begin Data to process
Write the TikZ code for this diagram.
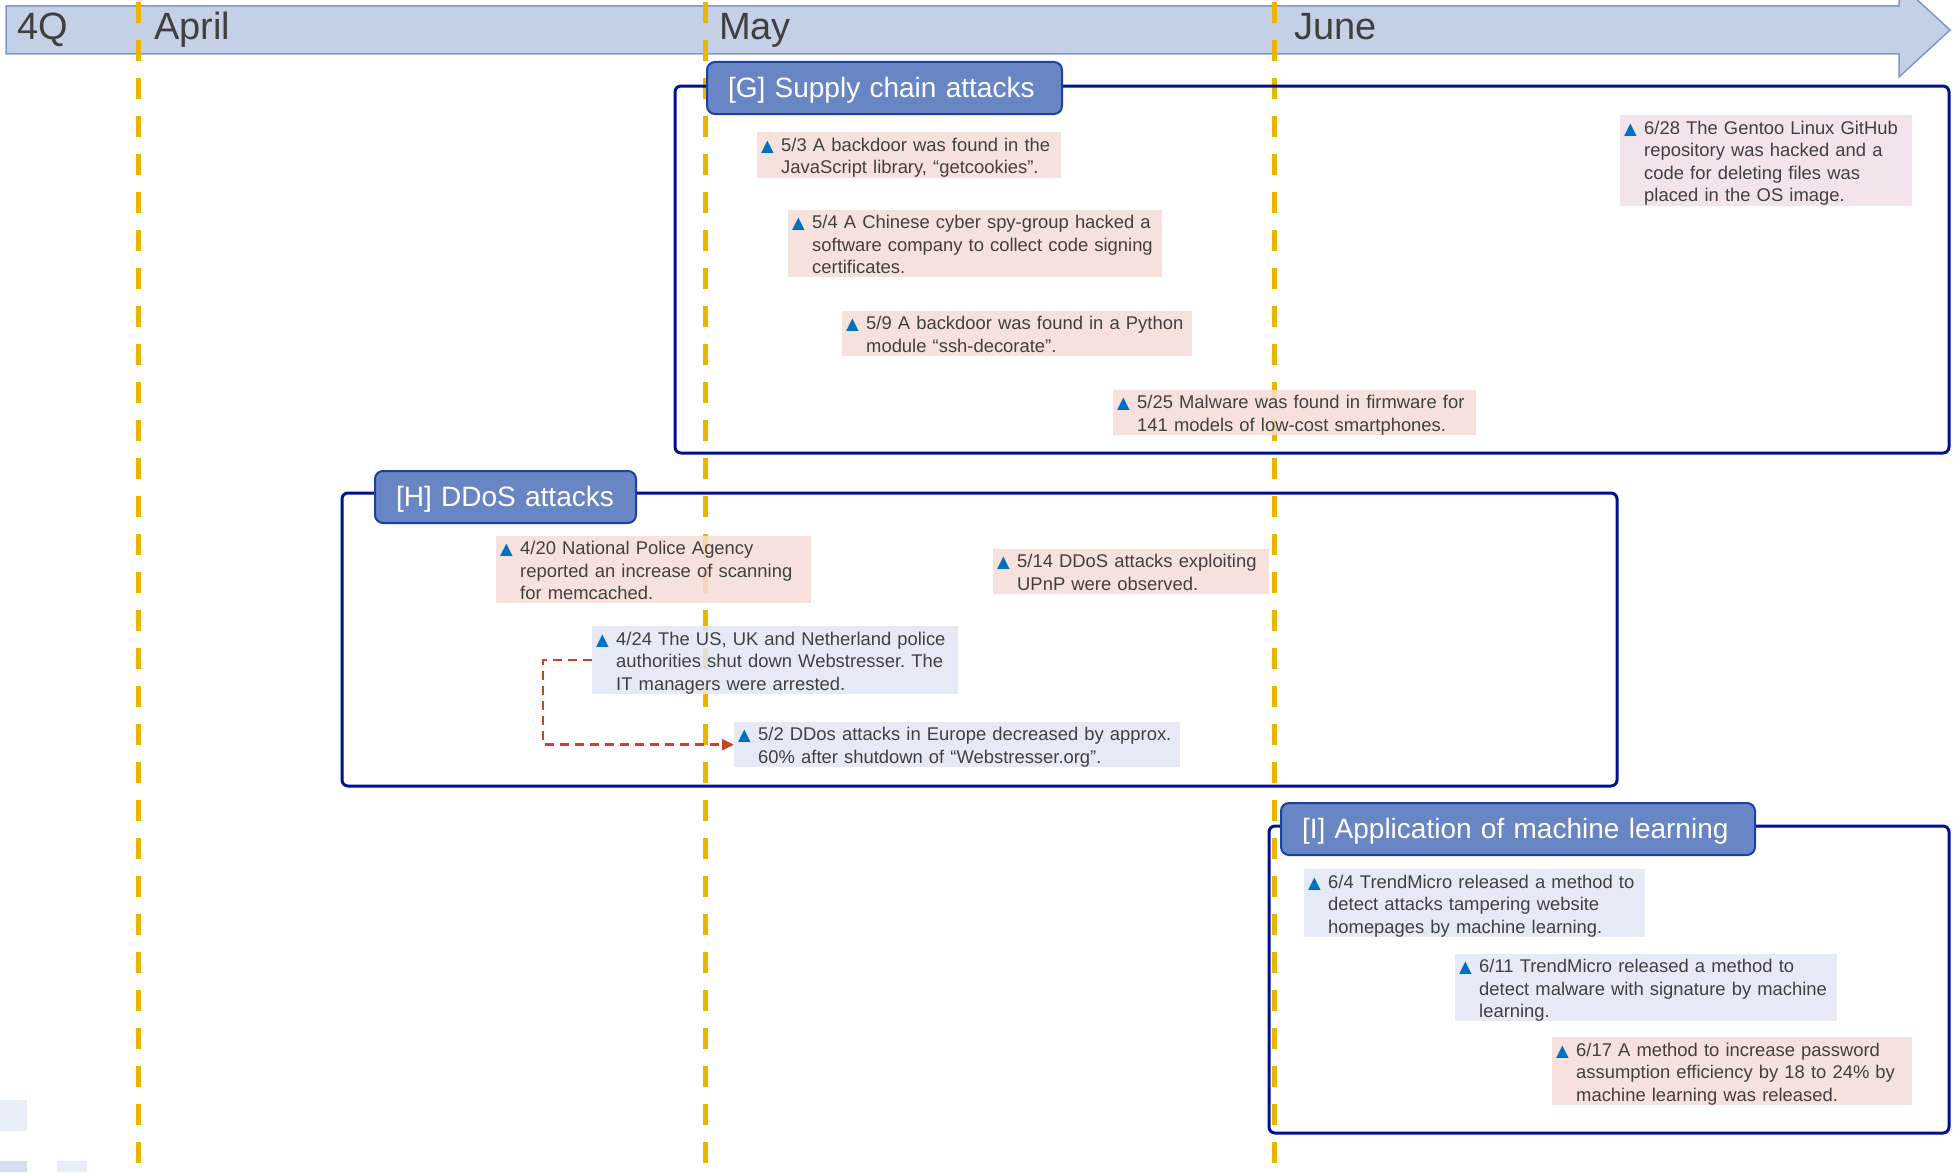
end Data to process
begin Data to process
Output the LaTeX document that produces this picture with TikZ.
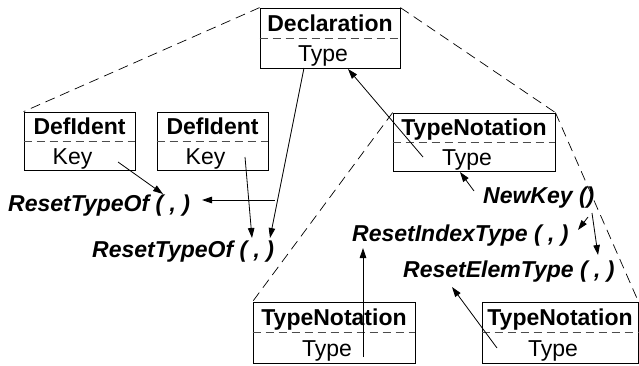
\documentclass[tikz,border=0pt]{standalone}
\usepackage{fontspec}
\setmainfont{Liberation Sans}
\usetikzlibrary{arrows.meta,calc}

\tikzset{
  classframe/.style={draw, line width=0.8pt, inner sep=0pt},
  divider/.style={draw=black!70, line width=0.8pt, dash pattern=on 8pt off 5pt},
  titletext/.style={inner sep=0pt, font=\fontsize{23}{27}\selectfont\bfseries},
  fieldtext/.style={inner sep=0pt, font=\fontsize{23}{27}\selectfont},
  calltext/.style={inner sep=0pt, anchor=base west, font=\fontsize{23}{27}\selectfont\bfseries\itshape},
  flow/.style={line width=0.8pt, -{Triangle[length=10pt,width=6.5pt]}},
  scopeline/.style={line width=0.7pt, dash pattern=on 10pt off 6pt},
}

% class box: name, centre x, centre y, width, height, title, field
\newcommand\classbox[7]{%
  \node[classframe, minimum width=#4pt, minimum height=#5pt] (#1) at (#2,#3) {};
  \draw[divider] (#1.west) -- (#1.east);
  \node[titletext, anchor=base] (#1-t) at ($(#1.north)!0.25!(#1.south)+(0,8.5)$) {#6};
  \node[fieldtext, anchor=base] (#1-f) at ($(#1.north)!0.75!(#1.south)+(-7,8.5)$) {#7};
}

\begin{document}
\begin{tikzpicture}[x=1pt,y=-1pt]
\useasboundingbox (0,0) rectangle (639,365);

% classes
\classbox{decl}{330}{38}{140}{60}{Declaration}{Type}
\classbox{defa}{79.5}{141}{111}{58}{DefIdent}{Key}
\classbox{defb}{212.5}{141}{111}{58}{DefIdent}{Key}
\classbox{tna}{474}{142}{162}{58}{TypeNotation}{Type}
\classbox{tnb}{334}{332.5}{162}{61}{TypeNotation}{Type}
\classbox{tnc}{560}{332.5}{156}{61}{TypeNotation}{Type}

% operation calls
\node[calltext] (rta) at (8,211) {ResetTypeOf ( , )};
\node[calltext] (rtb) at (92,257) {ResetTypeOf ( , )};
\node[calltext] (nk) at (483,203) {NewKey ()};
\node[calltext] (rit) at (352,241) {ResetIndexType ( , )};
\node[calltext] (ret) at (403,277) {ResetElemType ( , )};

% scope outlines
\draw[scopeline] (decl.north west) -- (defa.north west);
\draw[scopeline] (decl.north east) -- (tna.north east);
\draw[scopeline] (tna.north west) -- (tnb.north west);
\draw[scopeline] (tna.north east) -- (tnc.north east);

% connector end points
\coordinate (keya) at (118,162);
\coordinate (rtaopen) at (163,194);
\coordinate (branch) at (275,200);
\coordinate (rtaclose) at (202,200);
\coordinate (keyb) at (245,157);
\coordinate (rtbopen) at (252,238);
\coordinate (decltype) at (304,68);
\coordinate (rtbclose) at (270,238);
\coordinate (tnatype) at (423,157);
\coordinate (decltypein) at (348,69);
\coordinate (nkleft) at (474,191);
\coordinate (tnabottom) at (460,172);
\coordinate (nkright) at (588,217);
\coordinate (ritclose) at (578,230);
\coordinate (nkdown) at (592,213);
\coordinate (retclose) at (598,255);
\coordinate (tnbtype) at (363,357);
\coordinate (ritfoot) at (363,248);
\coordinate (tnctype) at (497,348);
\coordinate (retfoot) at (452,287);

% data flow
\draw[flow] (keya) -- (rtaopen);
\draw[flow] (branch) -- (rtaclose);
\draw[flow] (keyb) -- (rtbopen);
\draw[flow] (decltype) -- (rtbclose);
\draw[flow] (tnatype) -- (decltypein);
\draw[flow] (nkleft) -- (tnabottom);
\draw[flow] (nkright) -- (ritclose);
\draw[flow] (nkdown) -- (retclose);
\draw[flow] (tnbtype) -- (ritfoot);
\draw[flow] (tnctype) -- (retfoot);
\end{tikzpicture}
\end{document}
end Data to process
Stated task: Your copy should hold only the lines from the one containing "Output the LaTeX" through the one containing "(0,0) rectangle (639,365);", word for word, with no pictures.

Right answer:
Output the LaTeX document that produces this picture with TikZ.
\documentclass[tikz,border=0pt]{standalone}
\usepackage{fontspec}
\setmainfont{Liberation Sans}
\usetikzlibrary{arrows.meta,calc}

\tikzset{
  classframe/.style={draw, line width=0.8pt, inner sep=0pt},
  divider/.style={draw=black!70, line width=0.8pt, dash pattern=on 8pt off 5pt},
  titletext/.style={inner sep=0pt, font=\fontsize{23}{27}\selectfont\bfseries},
  fieldtext/.style={inner sep=0pt, font=\fontsize{23}{27}\selectfont},
  calltext/.style={inner sep=0pt, anchor=base west, font=\fontsize{23}{27}\selectfont\bfseries\itshape},
  flow/.style={line width=0.8pt, -{Triangle[length=10pt,width=6.5pt]}},
  scopeline/.style={line width=0.7pt, dash pattern=on 10pt off 6pt},
}

% class box: name, centre x, centre y, width, height, title, field
\newcommand\classbox[7]{%
  \node[classframe, minimum width=#4pt, minimum height=#5pt] (#1) at (#2,#3) {};
  \draw[divider] (#1.west) -- (#1.east);
  \node[titletext, anchor=base] (#1-t) at ($(#1.north)!0.25!(#1.south)+(0,8.5)$) {#6};
  \node[fieldtext, anchor=base] (#1-f) at ($(#1.north)!0.75!(#1.south)+(-7,8.5)$) {#7};
}

\begin{document}
\begin{tikzpicture}[x=1pt,y=-1pt]
\useasboundingbox (0,0) rectangle (639,365);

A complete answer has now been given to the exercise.